### GIVEN MATERIAL
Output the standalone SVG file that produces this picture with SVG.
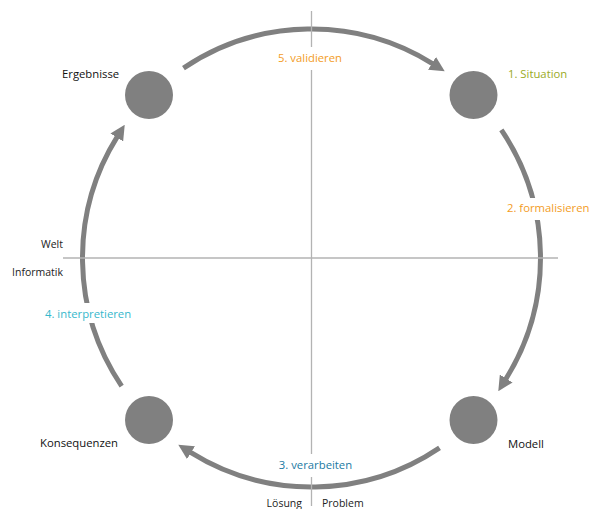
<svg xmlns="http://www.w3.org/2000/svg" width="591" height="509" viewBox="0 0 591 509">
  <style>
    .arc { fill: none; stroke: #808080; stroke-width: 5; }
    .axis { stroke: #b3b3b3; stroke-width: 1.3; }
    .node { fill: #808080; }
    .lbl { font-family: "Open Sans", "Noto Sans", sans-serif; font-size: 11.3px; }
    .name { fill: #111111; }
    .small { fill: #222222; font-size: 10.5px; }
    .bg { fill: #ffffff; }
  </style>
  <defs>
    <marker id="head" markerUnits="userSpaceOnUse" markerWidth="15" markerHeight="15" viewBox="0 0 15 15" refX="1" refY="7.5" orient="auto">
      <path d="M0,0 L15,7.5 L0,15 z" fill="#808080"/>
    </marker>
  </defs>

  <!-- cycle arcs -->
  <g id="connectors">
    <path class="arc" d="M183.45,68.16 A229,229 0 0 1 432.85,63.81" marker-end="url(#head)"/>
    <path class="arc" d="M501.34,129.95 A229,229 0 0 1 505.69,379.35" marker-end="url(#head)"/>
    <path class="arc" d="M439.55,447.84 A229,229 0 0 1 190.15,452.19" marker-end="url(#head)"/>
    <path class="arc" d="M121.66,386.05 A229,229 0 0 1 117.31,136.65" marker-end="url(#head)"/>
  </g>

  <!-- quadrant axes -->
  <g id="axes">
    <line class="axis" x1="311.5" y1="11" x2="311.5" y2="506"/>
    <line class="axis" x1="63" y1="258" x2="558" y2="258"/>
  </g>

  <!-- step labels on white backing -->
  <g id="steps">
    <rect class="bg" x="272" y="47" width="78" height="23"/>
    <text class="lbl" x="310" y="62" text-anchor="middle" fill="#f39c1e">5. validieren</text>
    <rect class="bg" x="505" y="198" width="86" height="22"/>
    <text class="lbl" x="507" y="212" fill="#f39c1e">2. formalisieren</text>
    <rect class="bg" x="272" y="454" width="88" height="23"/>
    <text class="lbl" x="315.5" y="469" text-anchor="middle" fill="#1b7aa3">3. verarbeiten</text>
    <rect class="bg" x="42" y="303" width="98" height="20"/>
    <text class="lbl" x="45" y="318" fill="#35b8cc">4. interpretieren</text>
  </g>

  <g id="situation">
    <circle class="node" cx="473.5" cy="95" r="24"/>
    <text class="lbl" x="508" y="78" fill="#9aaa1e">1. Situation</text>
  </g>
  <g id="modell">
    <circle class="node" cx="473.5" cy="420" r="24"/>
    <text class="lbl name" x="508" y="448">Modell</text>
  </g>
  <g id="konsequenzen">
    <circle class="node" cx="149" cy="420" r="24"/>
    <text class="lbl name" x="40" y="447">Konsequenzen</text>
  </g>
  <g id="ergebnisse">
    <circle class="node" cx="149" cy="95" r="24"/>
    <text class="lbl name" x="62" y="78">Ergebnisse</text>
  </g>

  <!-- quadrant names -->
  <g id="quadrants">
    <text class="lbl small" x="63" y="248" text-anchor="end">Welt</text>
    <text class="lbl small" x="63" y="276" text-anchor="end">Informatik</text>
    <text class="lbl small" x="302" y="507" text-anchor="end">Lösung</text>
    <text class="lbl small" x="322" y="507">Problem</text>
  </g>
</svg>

### WHAT THIS TASK INVOLVES
Copy every line of the data exactly as written, excluding the pictures.

### ANSWER
Output the standalone SVG file that produces this picture with SVG.
<svg xmlns="http://www.w3.org/2000/svg" width="591" height="509" viewBox="0 0 591 509">
  <style>
    .arc { fill: none; stroke: #808080; stroke-width: 5; }
    .axis { stroke: #b3b3b3; stroke-width: 1.3; }
    .node { fill: #808080; }
    .lbl { font-family: "Open Sans", "Noto Sans", sans-serif; font-size: 11.3px; }
    .name { fill: #111111; }
    .small { fill: #222222; font-size: 10.5px; }
    .bg { fill: #ffffff; }
  </style>
  <defs>
    <marker id="head" markerUnits="userSpaceOnUse" markerWidth="15" markerHeight="15" viewBox="0 0 15 15" refX="1" refY="7.5" orient="auto">
      <path d="M0,0 L15,7.5 L0,15 z" fill="#808080"/>
    </marker>
  </defs>

  <!-- cycle arcs -->
  <g id="connectors">
    <path class="arc" d="M183.45,68.16 A229,229 0 0 1 432.85,63.81" marker-end="url(#head)"/>
    <path class="arc" d="M501.34,129.95 A229,229 0 0 1 505.69,379.35" marker-end="url(#head)"/>
    <path class="arc" d="M439.55,447.84 A229,229 0 0 1 190.15,452.19" marker-end="url(#head)"/>
    <path class="arc" d="M121.66,386.05 A229,229 0 0 1 117.31,136.65" marker-end="url(#head)"/>
  </g>

  <!-- quadrant axes -->
  <g id="axes">
    <line class="axis" x1="311.5" y1="11" x2="311.5" y2="506"/>
    <line class="axis" x1="63" y1="258" x2="558" y2="258"/>
  </g>

  <!-- step labels on white backing -->
  <g id="steps">
    <rect class="bg" x="272" y="47" width="78" height="23"/>
    <text class="lbl" x="310" y="62" text-anchor="middle" fill="#f39c1e">5. validieren</text>
    <rect class="bg" x="505" y="198" width="86" height="22"/>
    <text class="lbl" x="507" y="212" fill="#f39c1e">2. formalisieren</text>
    <rect class="bg" x="272" y="454" width="88" height="23"/>
    <text class="lbl" x="315.5" y="469" text-anchor="middle" fill="#1b7aa3">3. verarbeiten</text>
    <rect class="bg" x="42" y="303" width="98" height="20"/>
    <text class="lbl" x="45" y="318" fill="#35b8cc">4. interpretieren</text>
  </g>

  <g id="situation">
    <circle class="node" cx="473.5" cy="95" r="24"/>
    <text class="lbl" x="508" y="78" fill="#9aaa1e">1. Situation</text>
  </g>
  <g id="modell">
    <circle class="node" cx="473.5" cy="420" r="24"/>
    <text class="lbl name" x="508" y="448">Modell</text>
  </g>
  <g id="konsequenzen">
    <circle class="node" cx="149" cy="420" r="24"/>
    <text class="lbl name" x="40" y="447">Konsequenzen</text>
  </g>
  <g id="ergebnisse">
    <circle class="node" cx="149" cy="95" r="24"/>
    <text class="lbl name" x="62" y="78">Ergebnisse</text>
  </g>

  <!-- quadrant names -->
  <g id="quadrants">
    <text class="lbl small" x="63" y="248" text-anchor="end">Welt</text>
    <text class="lbl small" x="63" y="276" text-anchor="end">Informatik</text>
    <text class="lbl small" x="302" y="507" text-anchor="end">Lösung</text>
    <text class="lbl small" x="322" y="507">Problem</text>
  </g>
</svg>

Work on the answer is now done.